Il capitalismo ha continuato a erodere i salari dei bianchi da decenni, ormai. Ne è derivato che un maggior numero di bianchi si è unito alla lotta contro il capitalismo razziale. Ma non esiste una garanzia su quanto potrà accadere con il proletariato bianco. Sebbene al suo interno si possano individuare delle correnti rivoluzionarie, la sua storia si fonda sul razzismo, e ha molto lavoro da fare per convincere gli altri lavoratori che è impegnato nella rivoluzione. Ciò richiede un impegno che mai si è visto prima d’ora. Esistono un sacco di spiegazioni superficiali e astratte su come l’idea di essere bianchi possa essere superata attraverso la consapevolezza della colpa, il sacrificio personale, la carità e i comportamenti interpersonali, ma la strada più chiara da percorrere è quella di unirsi allo scontro di classe, combattere la polizia e incendiarne auto e commissariati, dare alle fiamme tribunali ed edifici dei dipartimenti correzionali, e dedicarsi anima e corpo alla lotta.
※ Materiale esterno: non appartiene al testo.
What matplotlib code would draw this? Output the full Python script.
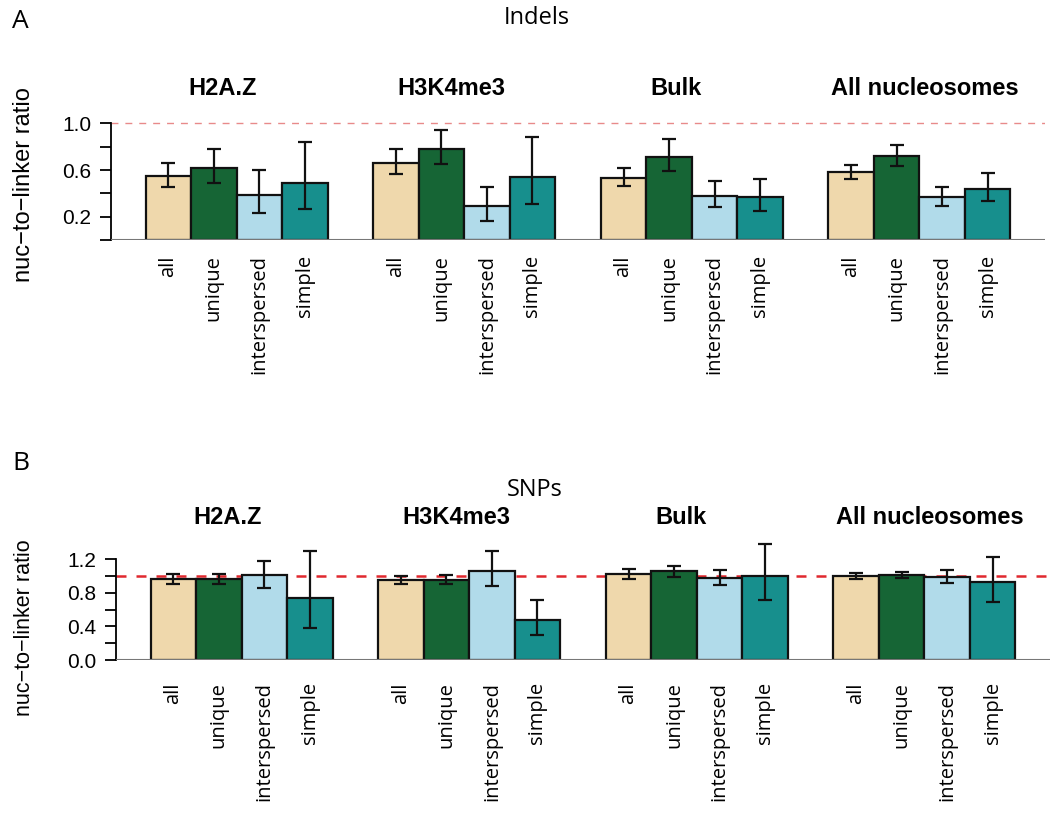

La sollevazione ha costretto tutti a schierarsi, profilando all’orizzonte lo spettro di una guerra civile. Come possiamo trasformare una tale guerra civile in una guerra rivoluzionaria che abolisce la “bianchezza” (l’essere bianchi), il colonialismo, l’imperialismo, il capitalismo e il patriarcato? Perché ciò avvenga, si deve sviluppare un’alleanza rivoluzionaria tra tutte le componenti del proletariato, capace di opporsi alle classi medie e alla borghesia di tutte le identità. La nascita di quest’alleanza proletaria si fonderà su una solidarietà così differente da ciò che si intende di solito per solidarietà, che sembrerà ai più, sinistra compresa, un mostro. Tutto ciò richiede una strategia, un’organizzazione, una tattica e una politica per le quali la maggior parte della sinistra statunitense è del tutto impreparata. Ma il fatto che le cose stiano in questo modo, non implica affatto che debbano restare così.
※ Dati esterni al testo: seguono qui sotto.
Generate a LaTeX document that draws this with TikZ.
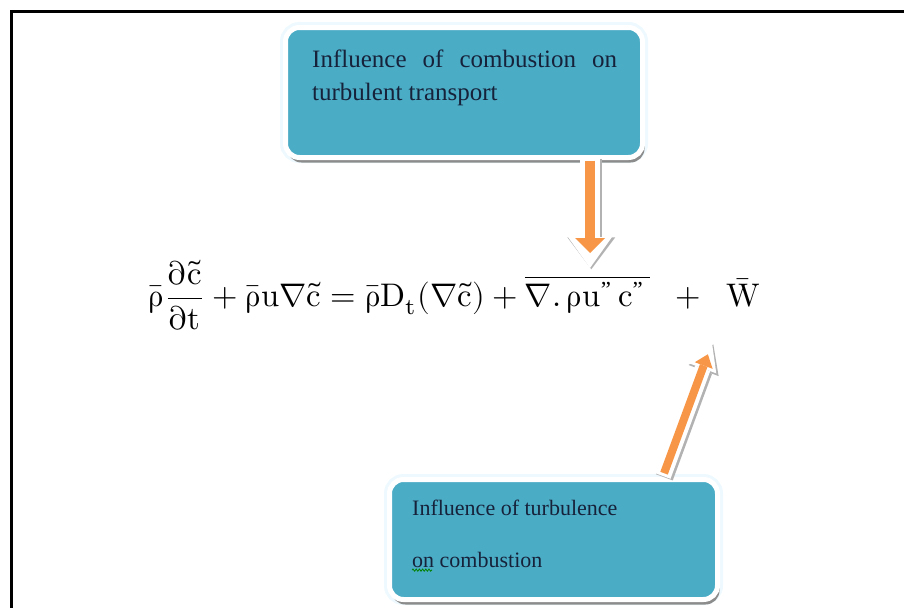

Alcuni guarderanno queste ribellioni e continueranno a pensare esattamente ciò che pensavano prima. Costoro non hanno nulla da imparare. Scontri, saccheggi e incendi hanno ottenuto in un’estate più risultati di decenni di attivismo. Questa estate ha trasformato un’intera generazione. Non sono le ONG, la sinistra o anche la sinistra rivoluzionaria ad averlo fatto. Sono migliaia di giovani coraggiosi che agiscono di propria iniziativa, seguendo ciò che percepiscono sensato fare, ciò che pare loro una risposta non solo logica o d’impatto, ma che sia a tutti gli effetti degna a quello che appare come un massacro di stato. È a loro e ai nostri compagni caduti che noi rendiamo omaggio.
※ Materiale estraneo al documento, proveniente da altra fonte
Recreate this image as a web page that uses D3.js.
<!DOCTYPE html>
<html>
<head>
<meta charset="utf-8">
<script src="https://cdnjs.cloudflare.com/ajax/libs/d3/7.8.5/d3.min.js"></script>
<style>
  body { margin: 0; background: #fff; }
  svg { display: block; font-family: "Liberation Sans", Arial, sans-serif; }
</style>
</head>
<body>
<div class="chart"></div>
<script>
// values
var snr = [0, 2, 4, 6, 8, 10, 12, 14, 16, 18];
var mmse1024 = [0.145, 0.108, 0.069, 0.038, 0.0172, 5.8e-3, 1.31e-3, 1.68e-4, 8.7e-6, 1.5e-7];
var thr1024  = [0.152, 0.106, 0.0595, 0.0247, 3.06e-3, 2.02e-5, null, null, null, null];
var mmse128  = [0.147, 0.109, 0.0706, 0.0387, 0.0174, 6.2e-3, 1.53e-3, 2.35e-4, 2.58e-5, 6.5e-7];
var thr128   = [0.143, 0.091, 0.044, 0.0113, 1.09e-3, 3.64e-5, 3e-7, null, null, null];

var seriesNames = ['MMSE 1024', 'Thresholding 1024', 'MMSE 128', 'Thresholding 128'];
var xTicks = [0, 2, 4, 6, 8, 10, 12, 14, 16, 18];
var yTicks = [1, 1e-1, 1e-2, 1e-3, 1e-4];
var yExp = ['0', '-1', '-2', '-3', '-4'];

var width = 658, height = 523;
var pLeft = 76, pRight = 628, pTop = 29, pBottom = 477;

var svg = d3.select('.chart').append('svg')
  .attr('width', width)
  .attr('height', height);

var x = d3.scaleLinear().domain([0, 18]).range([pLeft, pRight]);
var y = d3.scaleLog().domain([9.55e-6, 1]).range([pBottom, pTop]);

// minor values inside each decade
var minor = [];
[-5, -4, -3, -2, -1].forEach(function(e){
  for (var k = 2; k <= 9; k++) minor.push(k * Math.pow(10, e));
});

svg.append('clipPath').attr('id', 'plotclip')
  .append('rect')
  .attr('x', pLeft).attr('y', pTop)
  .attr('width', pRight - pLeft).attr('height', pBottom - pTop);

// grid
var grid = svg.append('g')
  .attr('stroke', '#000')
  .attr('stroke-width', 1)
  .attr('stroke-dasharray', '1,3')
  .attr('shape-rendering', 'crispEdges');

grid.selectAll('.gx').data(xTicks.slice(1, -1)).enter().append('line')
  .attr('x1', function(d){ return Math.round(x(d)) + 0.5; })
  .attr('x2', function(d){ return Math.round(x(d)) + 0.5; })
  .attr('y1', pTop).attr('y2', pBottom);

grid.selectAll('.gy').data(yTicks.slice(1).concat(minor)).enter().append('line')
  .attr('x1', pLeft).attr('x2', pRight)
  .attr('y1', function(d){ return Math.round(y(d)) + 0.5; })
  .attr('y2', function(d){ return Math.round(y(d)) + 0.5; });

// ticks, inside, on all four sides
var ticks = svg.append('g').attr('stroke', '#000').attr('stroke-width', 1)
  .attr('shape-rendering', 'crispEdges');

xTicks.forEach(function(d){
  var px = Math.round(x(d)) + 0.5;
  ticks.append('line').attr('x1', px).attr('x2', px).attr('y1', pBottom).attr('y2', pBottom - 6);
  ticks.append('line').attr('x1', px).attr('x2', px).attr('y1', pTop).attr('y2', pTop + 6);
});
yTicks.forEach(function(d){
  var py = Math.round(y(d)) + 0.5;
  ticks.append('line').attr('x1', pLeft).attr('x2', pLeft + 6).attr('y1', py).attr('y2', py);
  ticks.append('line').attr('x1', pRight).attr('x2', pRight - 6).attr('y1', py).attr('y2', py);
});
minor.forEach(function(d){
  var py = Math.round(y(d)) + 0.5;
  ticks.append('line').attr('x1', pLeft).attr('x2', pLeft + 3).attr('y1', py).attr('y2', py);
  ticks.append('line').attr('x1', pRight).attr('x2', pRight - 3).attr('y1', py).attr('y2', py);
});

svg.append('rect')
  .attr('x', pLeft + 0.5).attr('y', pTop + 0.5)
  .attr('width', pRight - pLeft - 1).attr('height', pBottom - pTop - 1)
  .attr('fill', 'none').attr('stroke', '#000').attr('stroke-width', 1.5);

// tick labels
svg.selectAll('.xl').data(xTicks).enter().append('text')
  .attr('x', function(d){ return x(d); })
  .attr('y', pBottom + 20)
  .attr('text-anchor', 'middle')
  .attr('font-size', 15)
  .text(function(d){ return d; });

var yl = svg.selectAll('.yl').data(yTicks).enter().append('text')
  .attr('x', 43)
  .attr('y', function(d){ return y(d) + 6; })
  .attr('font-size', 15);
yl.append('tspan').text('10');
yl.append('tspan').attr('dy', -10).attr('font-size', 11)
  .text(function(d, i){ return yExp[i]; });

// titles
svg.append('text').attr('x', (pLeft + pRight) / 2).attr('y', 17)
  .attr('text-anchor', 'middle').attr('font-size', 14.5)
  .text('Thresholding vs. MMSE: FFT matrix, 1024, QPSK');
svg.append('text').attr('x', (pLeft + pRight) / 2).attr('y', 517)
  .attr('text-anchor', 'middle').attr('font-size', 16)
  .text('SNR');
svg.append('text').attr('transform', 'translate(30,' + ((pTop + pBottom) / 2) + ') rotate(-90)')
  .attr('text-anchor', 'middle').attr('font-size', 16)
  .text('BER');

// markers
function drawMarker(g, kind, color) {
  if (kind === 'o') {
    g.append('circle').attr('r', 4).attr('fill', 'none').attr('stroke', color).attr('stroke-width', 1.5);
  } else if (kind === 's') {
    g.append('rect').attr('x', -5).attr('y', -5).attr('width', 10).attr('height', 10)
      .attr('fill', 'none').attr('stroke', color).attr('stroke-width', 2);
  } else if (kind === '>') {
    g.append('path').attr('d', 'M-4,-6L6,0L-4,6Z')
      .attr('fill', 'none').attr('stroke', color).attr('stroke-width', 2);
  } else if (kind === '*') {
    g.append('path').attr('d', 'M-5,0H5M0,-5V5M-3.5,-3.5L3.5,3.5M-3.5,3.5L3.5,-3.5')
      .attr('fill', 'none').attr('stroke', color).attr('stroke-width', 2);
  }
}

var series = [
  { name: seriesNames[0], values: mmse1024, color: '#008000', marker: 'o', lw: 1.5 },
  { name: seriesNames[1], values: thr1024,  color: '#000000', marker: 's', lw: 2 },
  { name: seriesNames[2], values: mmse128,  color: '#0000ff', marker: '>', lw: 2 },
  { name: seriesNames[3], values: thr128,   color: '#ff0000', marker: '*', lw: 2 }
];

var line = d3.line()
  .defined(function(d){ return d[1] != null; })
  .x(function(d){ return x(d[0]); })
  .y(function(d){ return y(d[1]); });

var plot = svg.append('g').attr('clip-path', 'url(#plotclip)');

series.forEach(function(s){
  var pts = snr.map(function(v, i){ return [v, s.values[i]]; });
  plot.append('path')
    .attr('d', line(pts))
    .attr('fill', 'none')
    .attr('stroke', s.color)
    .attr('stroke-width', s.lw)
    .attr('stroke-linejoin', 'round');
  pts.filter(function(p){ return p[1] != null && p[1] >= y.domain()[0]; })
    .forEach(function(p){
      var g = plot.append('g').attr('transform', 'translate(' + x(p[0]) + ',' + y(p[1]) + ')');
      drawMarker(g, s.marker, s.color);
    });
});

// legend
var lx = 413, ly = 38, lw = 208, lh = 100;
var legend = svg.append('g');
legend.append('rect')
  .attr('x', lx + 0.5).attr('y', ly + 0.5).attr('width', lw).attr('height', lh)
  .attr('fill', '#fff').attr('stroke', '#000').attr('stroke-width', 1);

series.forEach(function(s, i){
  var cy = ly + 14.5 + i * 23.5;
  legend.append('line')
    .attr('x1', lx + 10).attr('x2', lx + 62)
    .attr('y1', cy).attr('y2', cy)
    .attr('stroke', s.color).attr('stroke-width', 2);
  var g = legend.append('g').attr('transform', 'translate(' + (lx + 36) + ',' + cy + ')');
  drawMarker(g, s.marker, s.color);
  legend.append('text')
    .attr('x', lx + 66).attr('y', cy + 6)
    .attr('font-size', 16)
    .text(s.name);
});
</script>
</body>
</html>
Se una prassi rivoluzionaria emergerà, essa sorgerà forgiata dalle fiamme di questa ribellione. Ora – con una nuova recessione, masse di proletari disoccupati, decine di migliaia di persone sull’orlo dello sfratto e una pandemia che sta peggiorando – la crisi che ha dato il via alle proteste si sta ulteriormente radicando. Nonostante la spinta in senso riformistico e la pantomima delle elezioni, lo scontro continua.
Diamo il nostro benvenuto al mostro proletario.